Given task: Transcribe only the lines from the line with "What seaborn and" through the line with "linestyle=(0, (3.2, 2.6)), linewidth=2.6, zorder=2)", exactly, counting both of those lines as part of the stretch.

Data excerpts:
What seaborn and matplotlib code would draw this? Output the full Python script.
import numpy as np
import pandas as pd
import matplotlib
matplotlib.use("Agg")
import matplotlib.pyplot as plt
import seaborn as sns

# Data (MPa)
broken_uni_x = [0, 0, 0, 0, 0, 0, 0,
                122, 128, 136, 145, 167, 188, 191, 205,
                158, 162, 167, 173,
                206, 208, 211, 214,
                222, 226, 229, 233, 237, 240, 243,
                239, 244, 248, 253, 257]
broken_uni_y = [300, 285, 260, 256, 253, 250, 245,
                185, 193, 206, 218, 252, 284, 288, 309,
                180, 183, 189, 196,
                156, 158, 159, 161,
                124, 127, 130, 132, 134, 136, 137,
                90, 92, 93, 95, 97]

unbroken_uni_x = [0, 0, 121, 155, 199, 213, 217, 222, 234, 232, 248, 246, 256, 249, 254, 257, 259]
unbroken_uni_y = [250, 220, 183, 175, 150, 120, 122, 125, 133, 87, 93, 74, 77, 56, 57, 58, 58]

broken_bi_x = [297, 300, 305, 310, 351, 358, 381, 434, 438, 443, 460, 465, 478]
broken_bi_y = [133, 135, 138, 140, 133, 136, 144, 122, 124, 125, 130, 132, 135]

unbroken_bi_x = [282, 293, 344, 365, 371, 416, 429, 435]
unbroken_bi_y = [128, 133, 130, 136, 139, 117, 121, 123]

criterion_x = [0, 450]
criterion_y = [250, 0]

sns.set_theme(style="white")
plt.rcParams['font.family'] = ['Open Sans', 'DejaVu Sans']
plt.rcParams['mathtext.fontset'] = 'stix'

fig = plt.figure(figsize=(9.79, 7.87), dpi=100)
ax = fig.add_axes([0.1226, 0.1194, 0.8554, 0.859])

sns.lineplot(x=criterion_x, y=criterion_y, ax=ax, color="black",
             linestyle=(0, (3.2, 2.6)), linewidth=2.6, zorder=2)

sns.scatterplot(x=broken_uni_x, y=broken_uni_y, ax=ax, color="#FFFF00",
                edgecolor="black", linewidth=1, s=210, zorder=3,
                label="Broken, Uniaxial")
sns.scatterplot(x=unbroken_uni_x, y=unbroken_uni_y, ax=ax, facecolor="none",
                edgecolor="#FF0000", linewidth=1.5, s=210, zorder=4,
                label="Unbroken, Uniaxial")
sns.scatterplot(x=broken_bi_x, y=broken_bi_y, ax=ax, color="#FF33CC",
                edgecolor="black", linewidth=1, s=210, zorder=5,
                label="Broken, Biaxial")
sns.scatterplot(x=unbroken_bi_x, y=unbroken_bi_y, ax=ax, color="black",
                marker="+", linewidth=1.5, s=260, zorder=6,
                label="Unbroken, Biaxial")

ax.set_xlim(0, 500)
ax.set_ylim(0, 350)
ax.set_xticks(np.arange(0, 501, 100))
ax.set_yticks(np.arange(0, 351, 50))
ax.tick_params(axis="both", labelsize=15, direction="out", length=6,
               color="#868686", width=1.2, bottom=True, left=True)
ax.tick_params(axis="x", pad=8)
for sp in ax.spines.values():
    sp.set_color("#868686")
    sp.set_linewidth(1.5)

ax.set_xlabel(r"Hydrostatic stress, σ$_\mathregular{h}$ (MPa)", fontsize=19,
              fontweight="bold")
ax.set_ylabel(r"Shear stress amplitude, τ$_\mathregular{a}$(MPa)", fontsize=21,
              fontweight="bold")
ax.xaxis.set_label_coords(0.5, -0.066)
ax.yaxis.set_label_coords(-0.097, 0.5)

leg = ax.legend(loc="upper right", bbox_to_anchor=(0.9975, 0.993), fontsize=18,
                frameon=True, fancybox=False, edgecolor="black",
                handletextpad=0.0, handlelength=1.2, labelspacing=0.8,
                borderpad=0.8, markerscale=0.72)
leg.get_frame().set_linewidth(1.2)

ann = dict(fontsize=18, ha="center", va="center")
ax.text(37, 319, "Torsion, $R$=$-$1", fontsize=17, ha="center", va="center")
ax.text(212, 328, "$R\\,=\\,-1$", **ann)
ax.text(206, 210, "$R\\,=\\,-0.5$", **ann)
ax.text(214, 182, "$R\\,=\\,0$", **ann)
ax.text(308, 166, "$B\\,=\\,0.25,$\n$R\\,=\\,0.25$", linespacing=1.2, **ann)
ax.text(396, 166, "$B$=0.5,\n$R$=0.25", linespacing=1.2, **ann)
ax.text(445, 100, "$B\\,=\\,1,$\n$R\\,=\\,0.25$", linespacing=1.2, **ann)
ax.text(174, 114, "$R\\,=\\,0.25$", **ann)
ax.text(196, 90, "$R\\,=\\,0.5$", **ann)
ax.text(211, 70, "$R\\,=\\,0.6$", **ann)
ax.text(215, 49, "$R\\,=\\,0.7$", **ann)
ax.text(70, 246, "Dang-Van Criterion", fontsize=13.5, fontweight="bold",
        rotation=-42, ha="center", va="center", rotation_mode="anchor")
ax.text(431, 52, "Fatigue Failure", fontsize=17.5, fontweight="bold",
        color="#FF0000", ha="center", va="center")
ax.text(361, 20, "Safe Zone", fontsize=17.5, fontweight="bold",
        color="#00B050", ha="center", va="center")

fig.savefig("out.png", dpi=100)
* * *
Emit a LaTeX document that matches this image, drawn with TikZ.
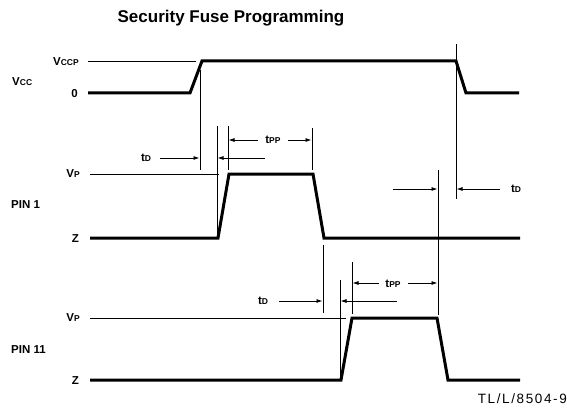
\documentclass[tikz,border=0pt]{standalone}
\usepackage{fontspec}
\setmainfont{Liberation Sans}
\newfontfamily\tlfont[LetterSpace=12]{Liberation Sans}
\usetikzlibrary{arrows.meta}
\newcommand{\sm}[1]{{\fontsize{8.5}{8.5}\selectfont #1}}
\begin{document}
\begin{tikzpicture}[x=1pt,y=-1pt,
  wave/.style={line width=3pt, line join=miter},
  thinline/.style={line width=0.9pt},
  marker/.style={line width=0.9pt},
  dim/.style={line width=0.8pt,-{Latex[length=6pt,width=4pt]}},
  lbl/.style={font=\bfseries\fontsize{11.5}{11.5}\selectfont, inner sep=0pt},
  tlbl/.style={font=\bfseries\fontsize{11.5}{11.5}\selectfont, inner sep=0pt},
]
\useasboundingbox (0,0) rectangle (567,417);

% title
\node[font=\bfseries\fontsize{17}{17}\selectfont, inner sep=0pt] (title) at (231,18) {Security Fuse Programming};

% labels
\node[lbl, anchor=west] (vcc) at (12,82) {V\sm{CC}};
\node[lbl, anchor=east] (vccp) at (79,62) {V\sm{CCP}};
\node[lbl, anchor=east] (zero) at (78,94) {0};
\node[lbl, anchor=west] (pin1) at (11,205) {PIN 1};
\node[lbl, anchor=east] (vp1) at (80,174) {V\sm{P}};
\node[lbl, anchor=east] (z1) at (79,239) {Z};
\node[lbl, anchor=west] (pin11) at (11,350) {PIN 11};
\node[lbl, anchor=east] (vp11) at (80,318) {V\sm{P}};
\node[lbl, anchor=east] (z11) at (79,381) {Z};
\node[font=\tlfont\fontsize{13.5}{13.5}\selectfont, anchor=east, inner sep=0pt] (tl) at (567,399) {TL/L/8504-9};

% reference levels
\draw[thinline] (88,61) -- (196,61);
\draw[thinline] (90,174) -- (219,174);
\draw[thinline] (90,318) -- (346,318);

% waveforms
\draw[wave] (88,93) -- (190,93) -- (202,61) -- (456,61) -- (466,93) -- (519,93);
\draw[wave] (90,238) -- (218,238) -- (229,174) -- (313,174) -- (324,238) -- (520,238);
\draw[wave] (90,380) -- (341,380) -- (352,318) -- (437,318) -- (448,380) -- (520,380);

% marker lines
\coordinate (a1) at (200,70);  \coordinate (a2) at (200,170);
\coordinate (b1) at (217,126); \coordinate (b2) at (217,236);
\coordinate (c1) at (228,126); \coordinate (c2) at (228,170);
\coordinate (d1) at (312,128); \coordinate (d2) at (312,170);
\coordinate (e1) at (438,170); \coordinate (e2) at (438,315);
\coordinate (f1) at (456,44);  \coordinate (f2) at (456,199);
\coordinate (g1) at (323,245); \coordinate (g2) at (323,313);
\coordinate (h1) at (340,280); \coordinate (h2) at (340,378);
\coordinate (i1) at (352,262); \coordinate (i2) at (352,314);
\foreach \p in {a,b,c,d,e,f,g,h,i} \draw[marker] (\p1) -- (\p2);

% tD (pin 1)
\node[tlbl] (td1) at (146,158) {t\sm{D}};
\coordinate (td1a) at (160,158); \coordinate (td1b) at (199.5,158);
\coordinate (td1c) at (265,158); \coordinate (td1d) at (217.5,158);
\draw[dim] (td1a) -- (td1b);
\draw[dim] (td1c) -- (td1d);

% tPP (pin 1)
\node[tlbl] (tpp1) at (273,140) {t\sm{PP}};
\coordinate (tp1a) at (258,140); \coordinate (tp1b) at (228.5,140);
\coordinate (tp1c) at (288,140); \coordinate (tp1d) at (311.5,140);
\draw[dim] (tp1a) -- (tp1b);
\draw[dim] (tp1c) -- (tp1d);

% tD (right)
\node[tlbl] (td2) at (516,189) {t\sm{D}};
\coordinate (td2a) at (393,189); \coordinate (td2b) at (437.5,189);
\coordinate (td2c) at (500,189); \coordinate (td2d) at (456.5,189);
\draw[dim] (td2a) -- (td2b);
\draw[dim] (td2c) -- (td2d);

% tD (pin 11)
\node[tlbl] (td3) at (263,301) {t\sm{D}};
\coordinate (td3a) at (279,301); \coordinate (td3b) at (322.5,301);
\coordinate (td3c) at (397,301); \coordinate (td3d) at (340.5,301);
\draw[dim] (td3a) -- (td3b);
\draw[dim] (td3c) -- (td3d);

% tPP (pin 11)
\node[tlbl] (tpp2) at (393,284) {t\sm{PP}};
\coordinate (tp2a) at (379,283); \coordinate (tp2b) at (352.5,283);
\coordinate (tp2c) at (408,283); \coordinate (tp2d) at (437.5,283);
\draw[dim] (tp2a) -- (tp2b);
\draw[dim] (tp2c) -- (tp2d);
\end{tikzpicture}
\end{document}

Exercise answer:
What seaborn and matplotlib code would draw this? Output the full Python script.
import numpy as np
import pandas as pd
import matplotlib
matplotlib.use("Agg")
import matplotlib.pyplot as plt
import seaborn as sns

# Data (MPa)
broken_uni_x = [0, 0, 0, 0, 0, 0, 0,
                122, 128, 136, 145, 167, 188, 191, 205,
                158, 162, 167, 173,
                206, 208, 211, 214,
                222, 226, 229, 233, 237, 240, 243,
                239, 244, 248, 253, 257]
broken_uni_y = [300, 285, 260, 256, 253, 250, 245,
                185, 193, 206, 218, 252, 284, 288, 309,
                180, 183, 189, 196,
                156, 158, 159, 161,
                124, 127, 130, 132, 134, 136, 137,
                90, 92, 93, 95, 97]

unbroken_uni_x = [0, 0, 121, 155, 199, 213, 217, 222, 234, 232, 248, 246, 256, 249, 254, 257, 259]
unbroken_uni_y = [250, 220, 183, 175, 150, 120, 122, 125, 133, 87, 93, 74, 77, 56, 57, 58, 58]

broken_bi_x = [297, 300, 305, 310, 351, 358, 381, 434, 438, 443, 460, 465, 478]
broken_bi_y = [133, 135, 138, 140, 133, 136, 144, 122, 124, 125, 130, 132, 135]

unbroken_bi_x = [282, 293, 344, 365, 371, 416, 429, 435]
unbroken_bi_y = [128, 133, 130, 136, 139, 117, 121, 123]

criterion_x = [0, 450]
criterion_y = [250, 0]

sns.set_theme(style="white")
plt.rcParams['font.family'] = ['Open Sans', 'DejaVu Sans']
plt.rcParams['mathtext.fontset'] = 'stix'

fig = plt.figure(figsize=(9.79, 7.87), dpi=100)
ax = fig.add_axes([0.1226, 0.1194, 0.8554, 0.859])

sns.lineplot(x=criterion_x, y=criterion_y, ax=ax, color="black",
             linestyle=(0, (3.2, 2.6)), linewidth=2.6, zorder=2)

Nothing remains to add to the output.